As the complexity of space operations has increased, so has the quantity and availability of SDA data. Commercial SDA systems have enabled lower-latency, high-frequency collection of kinematics and unresolved signature information on satellites in all orbital regimes. Unresolved signature information refers to sensor measured information such as radar cross section, visual magnitude, and passive radiofrequency collections. While individual sensors may use non-resolved signature data to distinguish objects within their field of view, complex space scenarios indicate a need to incorporate multiple phenomenologies to achieve an accurate characterization.

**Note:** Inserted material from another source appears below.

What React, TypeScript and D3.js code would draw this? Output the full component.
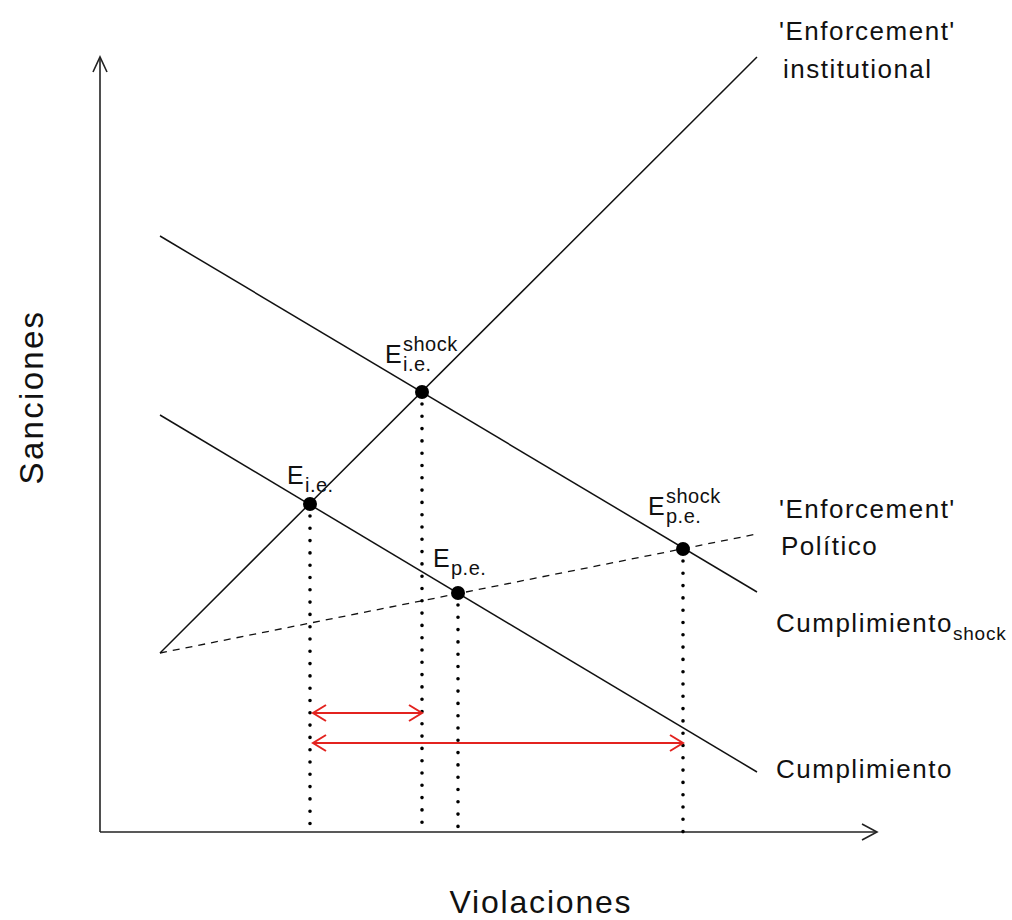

This study explores the use of unresolved signature information across multiple phenomenologies to identify satellites with a calculated confidence. The result of this study will be a proposed framework and classification algorithm for using multiple phenomenologies to classify a satellite. Additionally, the study highlights future force design and data exposure recommendations to improve SDA systems’ capabilities for classifying satellites. The study defines an algorithmic and architectural approach to providing a classification capability as a decision aid to SDA Command and Control (C2) system operators.
This study explores multiple variations of Naïve Bayesian classifiers for use in satellite identification. Bayesian classifiers are particularly well suited to this problem set due to their ease of explanation, low computational complexity, and statistics-based confidence values. They are also robust to incomplete datasets which is a critical need in the data sparse space domain environment. We will train and evaluate the classification algorithms against real-world scenarios using historical datasets pulled from the Unified Data Library (UDL). Our algorithm’s objective is to label the orbital object with the correct satellite catalog number based on a comparison of current observed signature information with historical-based signature profiles.
Our results indicate significant utility in using unresolved signature information to identify satellites. Bayesian classifiers prove to be a simple yet effective method to leverage this information, providing a 95% accuracy across historical scenarios. Furthermore, analysis of the reported confidence identifies clear thresholds for using the output of the algorithm as a decision aid to space operators. A sensitivity analysis of contributing phenomenologies highlights the utility of each phenomenology for providing a classification call. Furthermore, the sensitivity analysis highlights key areas for investment to improve satellite identification capabilities.
In this study, we established the usefulness of unresolved signature information, but space operators need to be able to convert these signatures into actionable decision aids. Our study defines a clear path forward to provide operators with defendable identification calls in complex scenarios.
Date of Conference: September 17-20, 2024
Track: Satellite Characterization